運動の効果を上げるには、運動強度に強弱をつけるのと休養が必要になります。
●走りたくない日は走らなくて良い
練習計画を立て、結果的に月間何km走ったかを累算すると、あとで見返したときに「こんなに走ったんだ」と自信や満足感につながります。ところがはじめに「月間250km走ろう」と決めると、数字のつじつまを合わせるために、トレーニング量を増やそうとします。すると「走りたくないな」と思う日でも、ノルマをこなすために走ることになります。こういったリスクをなくすために、マラソンの日本最高記録保持者である高岡寿成さんは現役時代、累積距離は計算していなかったそうです。
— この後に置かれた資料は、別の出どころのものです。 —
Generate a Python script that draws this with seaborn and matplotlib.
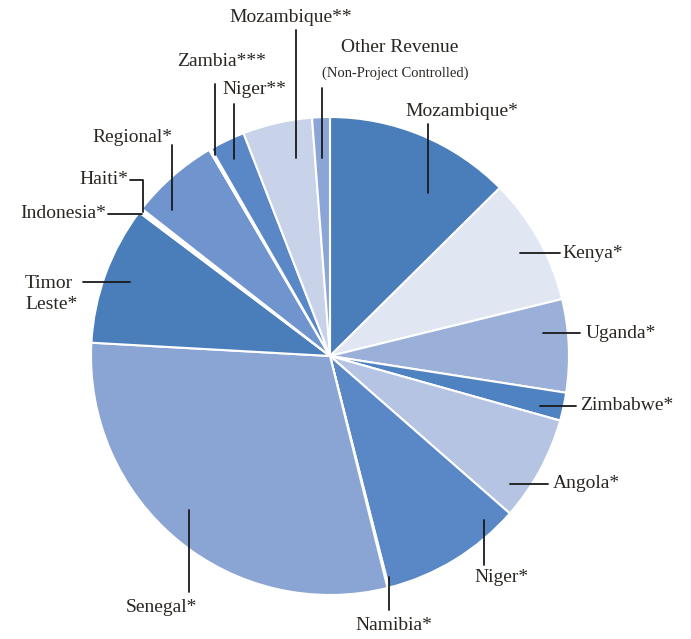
import matplotlib
matplotlib.use("Agg")
import matplotlib.pyplot as plt
import seaborn as sns

# slice data, clockwise from 12 o'clock
labels = ['Mozambique*', 'Kenya*', 'Uganda*', 'Zimbabwe*', 'Angola*', 'Niger*',
          'Namibia*', 'Senegal*', 'Timor\nLeste*', 'Indonesia*', 'Haiti*',
          'Regional*', 'Zambia***', 'Niger**', 'Mozambique**', 'Other Revenue']
shares = [12.6, 8.6, 6.3, 1.9, 7.1, 9.6, 0.1, 29.8, 9.4, 0.15, 0.15,
          6.0, 0.15, 2.4, 4.7, 1.2]
colors = ['#4a7ebb', '#e1e6f3', '#9bb0d8', '#4f82c0', '#b5c4e2', '#5a87c6',
          '#8aa5d3', '#8aa5d3', '#4a7ebb', '#b5c4e2', '#e1e6f3',
          '#7094cd', '#c8d2e9', '#5a87c6', '#c8d2e9', '#8ba6d6']

# label layout in pixel coords (x, y from top), ha, and leader line polyline
layout = {
    'Mozambique*':   ((405, 112), 'left',   [(428, 124), (428, 193)]),
    'Kenya*':        ((562, 253), 'left',   [(560, 253), (520, 253)]),
    'Uganda*':       ((586, 333), 'left',   [(580, 333), (543, 333)]),
    'Zimbabwe*':     ((580, 406), 'left',   [(576, 406), (540, 406)]),
    'Angola*':       ((553, 484), 'left',   [(548, 484), (510, 484)]),
    'Niger*':        ((474, 578), 'left',   [(484, 565), (484, 520)]),
    'Namibia*':      ((355, 626), 'left',   [(389, 610), (389, 577)]),
    'Senegal*':      ((126, 607), 'left',   [(189, 592), (189, 510)]),
    'Timor\nLeste*': ((25, 294),  'left',   [(83, 282), (130, 282)]),
    'Indonesia*':    ((106, 214), 'right',  [(108, 214), (142, 214)]),
    'Haiti*':        ((128, 180), 'right',  [(130, 180), (143, 180), (143, 212)]),
    'Regional*':     ((172, 138), 'right',  [(172, 145), (172, 210)]),
    'Zambia***':     ((266, 62),  'right',  [(215, 84), (215, 155)]),
    'Niger**':       ((222, 90),  'left',   [(234, 104), (234, 159)]),
    'Mozambique**':  ((352, 18),  'right',  [(296, 30), (296, 158)]),
    'Other Revenue': ((400, 48),  'center', [(322, 88), (322, 158)]),
}

W, H = 691, 639
sns.set_theme(style="white")
plt.rcParams['font.family'] = ['Liberation Serif', 'DejaVu Serif']

fig = plt.figure(figsize=(W / 100, H / 100), dpi=100)
ax = fig.add_axes([0, 0, 1, 1])
ax.axis('off')

ax.pie(shares, colors=colors, startangle=90, counterclock=False,
       center=(330, H - 356), radius=239,
       wedgeprops=dict(edgecolor='white', linewidth=1.5))
ax.set_xlim(0, W)
ax.set_ylim(0, H)
ax.set_aspect('equal')

txt_color = '#2a2622'
for name in labels:
    (tx, ty), ha, pts = layout[name]
    ax.plot([p[0] for p in pts], [H - p[1] for p in pts], color='#1a1a1a', lw=1.3)
    ax.text(tx, H - ty, name, ha=ha, va='center', fontsize=14,
            color=txt_color, linespacing=1.3)

ax.text(395, H - 73, '(Non-Project Controlled)', ha='center', va='center',
        fontsize=10.5, color=txt_color)

fig.savefig('out.png', dpi=100)
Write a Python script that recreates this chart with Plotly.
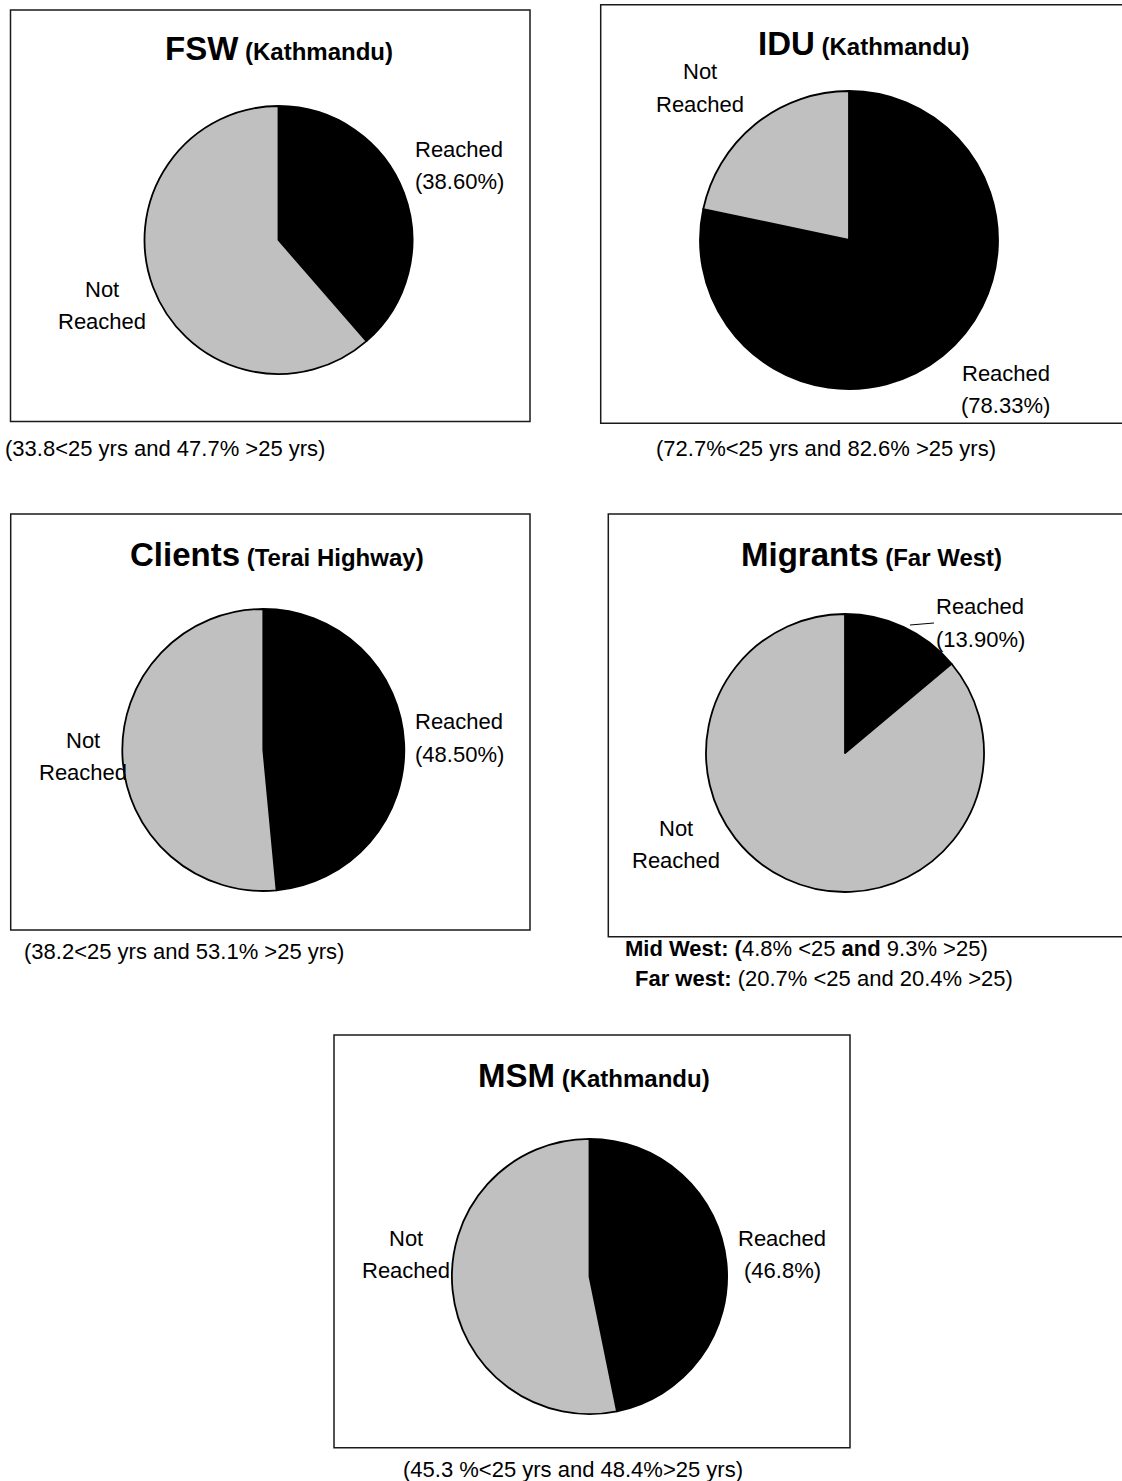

競技選手は走りたくない日でも走る勇気は必要ですが、趣味でマラソンを楽しんでいる市民ランナーであれば、「走りたくない」と思ったら走らない勇気が求められます。ランニングを習慣化して生活に取り入れるプロセスでは、多少無理して走ることも必要ですが、走る習慣がついたランナーが「走りたくない」と感じる背景には、多くのケースで疲労の蓄積が考えられるからです。
疲れを抱えたままでは走っても強度が上げられないので、効果的なトレーニングができなくなります。また、疲れが雪だるま式に増えると回復までに時間がかかりトレーニングを中断せざるをえなくなります。また、疲労の蓄積は筋肉や関節などを傷めるリスクを高めます。
私自身、大学を卒業してからも、趣味と研究を兼ねてランニングを続けていますが、走りたくないと思った日に走ったことは一度もありません。
プラン通りにトレーニングを続けるのは大切ですが、体調などに応じて柔軟にプランを見直すことはもっと重要。仕事が忙しかったりして疲れが溜まり、トレーニングが当初の計画通りにこなせないと「ダメだ」と自分を責めがちですが、ダメなのは自分自身ではなく、無理をしないとこなせない計画のほうです。
ポイント練習の日に「疲れているな」と感じたら、強度の低いつなぎ練習にスイッチしましょう。また、つなぎ練習の日に「走りたくない」と思ったら、思い切ってトレーニングを休みましょう。空いた時間でスポーツマッサージやスーパー銭湯などに出かけて疲れを癒し、気分をリフレッシュ。そうすれば、新たな気持ちで次のトレーニングに積極的に臨めるでしょう。